Il 15 settembre del 2008 Lehman Brothers dichiarava default, agendo da spartitraffico nell’era finanziaria moderna: veniva meno la convinzione diffusa che una grande banca non sarebbe mai fallita, crollava l’affidabilità delle grandi agenzie di rating e prendeva il via una stagione di fallimenti a catena per le aziende di tutto il mondo, che avrebbe presto messo a dura prova anche la tenuta dei debiti statali. Cinque anni dopo molto è cambiato sul fronte delle regole, dei rischi assunti e del coordinamento internazionale, tanto che la possibilità di una nuova crisi sistemica appare molto remota, anche se non mancano i fattori di instabilità.
Wall Street rivede i massimi. Gli Stati Uniti, epicentro della grande crisi mondiale con lo scoppio della bolla legata ai mutui subprime già nel 2007, sembrano essersi messi alle spalle quella stagione. Grazie soprattutto all’intervento della banca centrale, nel sistema finanziario è stata immessa un’enorme liquidità, che ha consentito di tenere bassi i costi di finanziamento e favorire gli investimenti sugli asset più rischiosi. Il risultato è stata una rapida risalita dal crollo del 2007-2008, tanto che nelle scorse settimane Wall Street ha toccato nuovi massimi storici. Non che i problemi siano del tutto superati, considerato che proprio la prospettiva di riduzione dello stimolo monetario (oggi la Fed inietta nel sistema circa 85 miliardi di dollari al mese) ha creato turbolenze nei listini finanziari, mentre l’economia reale mostra luci e ombre: il pil è tornato a crescere al ritmo del 2% grazie soprattutto alla ripresa del mercato immobiliare, mentre l’occupazione continua a soffrire.
L’Eurozona fatica a rialzare la testa. Diverso è il discorso nell’Eurozona, che resta sulla soglia di una nuova recessione, soprattutto per la debolezza dei paesi periferici, come Spagna e Italia.
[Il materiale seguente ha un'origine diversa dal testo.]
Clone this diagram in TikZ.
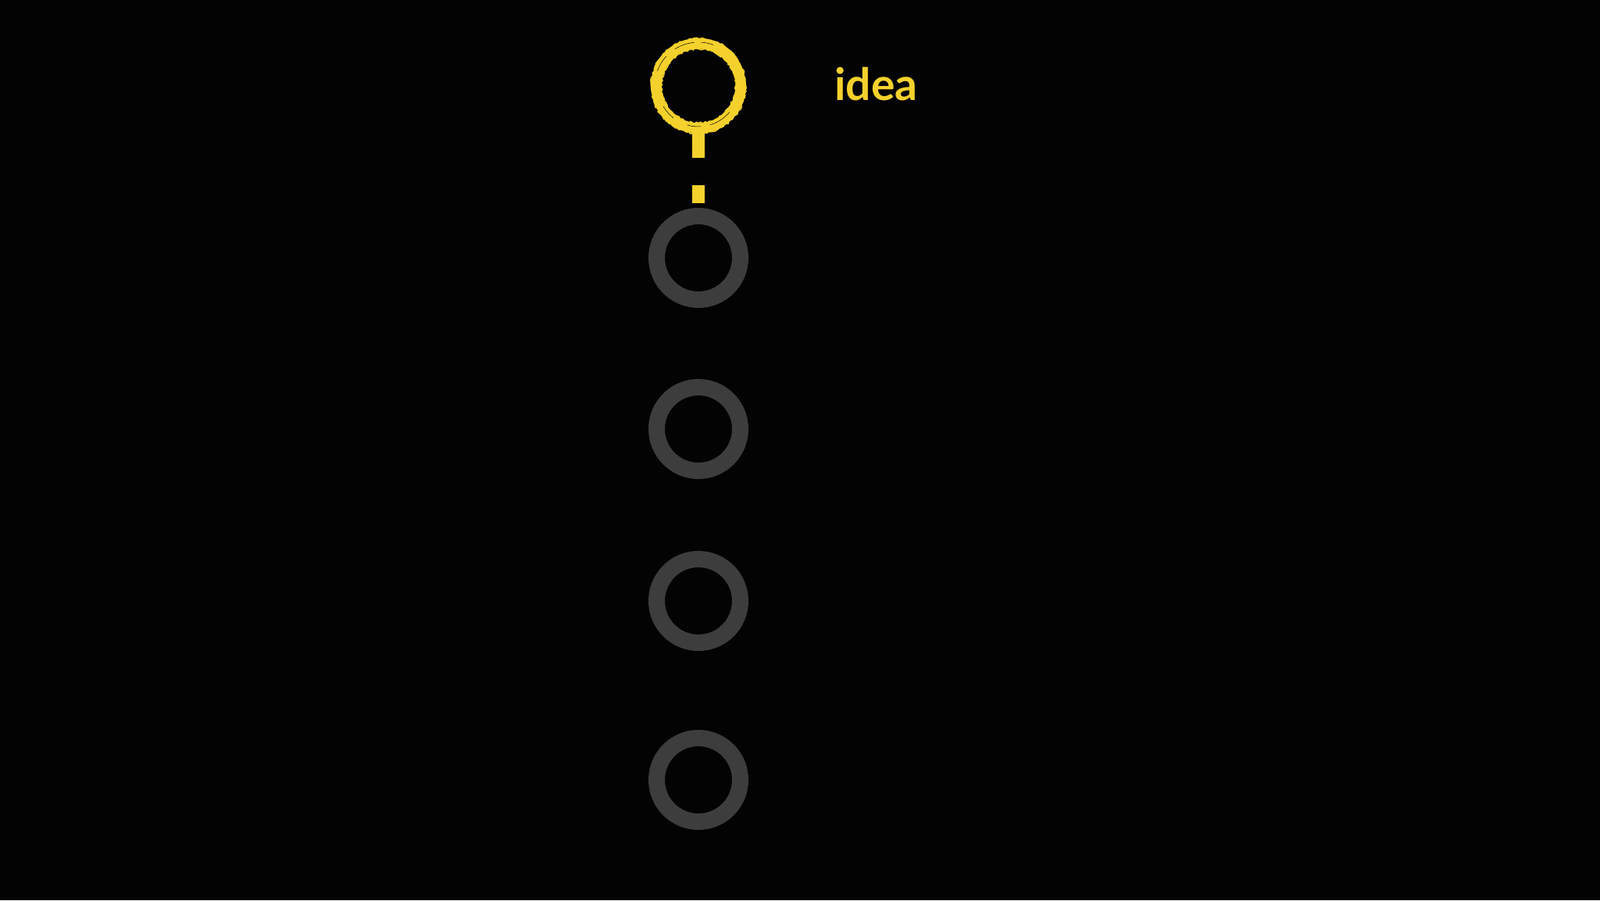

La crisi post Lehman nel Vecchio continente si è spinta fino a far dubitare della tenuta del debito pubblico di questi paesi, nonché della sopravvivenza dell’euro. Così tutti i paesi dell’euro (pur con accenti diversi) hanno messo a punto politiche di austerity che le aiutassero a limitare la crescita del debito pubblico, con la conseguenza tuttavia di penalizzare la crescita. In sostanza, è tornato sotto controllo il nominatore del rapporto debito/pil, ma nel frattempo si è indebolito ulteriormente il denominatore. In Italia la ricchezza prodotta nell’anno in corso dovrebbe essere del 2% inferiore a quella del 2012, che a sua volta era risultata in calo del 2,4% nel confronto con il 2011. L’auspicio è che la strada della ripresa venga imboccata a partire dall’ultimo trimestre di quest’anno, per poi rafforzarsi nel 2014, anche se le ultime stime (+0,8% per il prossimo anno) non lasciano sperare in una svolta vera. Il bilancio di questi anni indica che quasi un decimo della ricchezza italiana è andata in fumo (tornando ai livelli del 2001), senza considerare l’effetto impoverimento creato dall’inflazione. Tutto questo mentre la produzione industriale e il reddito disponibile delle famiglie sono sui livelli di 25 anni fa.
Date queste condizioni il rischio è che l’Eurozona si avvii verso una fase di stagnazione per diversi lustri, come accaduto al Giappone dagli anni 90 in avanti.
La lezione giapponese. Il nuovo governo Abe ha impostato una politica ultraespansionistica finalizzata a ridurre il valore dello yen e immettere liquidità nell’economia reale, in modo da rilanciare l’export e i consumi. I primi risultati cominciano a vedersi, tanto che il pil è cresciuto del 3,8% annualizzato nel primo trimestre e del 2,6% nel secondo. Il mondo della finanza confida nel proseguimento del trend ascendente, tanto che il Nikkei ha guadagnato quasi il 40% da inizio anno. Dati che impongono una riflessione al Vecchio continente, a maggior ragione se si considera che queste scelte coraggiose di politica economica e monetaria sono state assunte da un paese che ha il record assoluto nel rapporto tra debito e pil: oltre il 230%, ben più del 130% italiano, che pure allarma tanti analisti. È pur vero, però, che quasi tutto il debito pubblico giapponese è in mano ai risparmiatori del paese, che tradizionalmente tendono a rinnovare l’impegno a ogni scadenza, assicurando così stabilità. Mentre in Italia oltre il 40% è in mano a grandi investitori esteri, che durante i picchi della crisi non hanno esitato a ritirare i soldi dal tavolo, contribuendo così ad amplificare la crisi.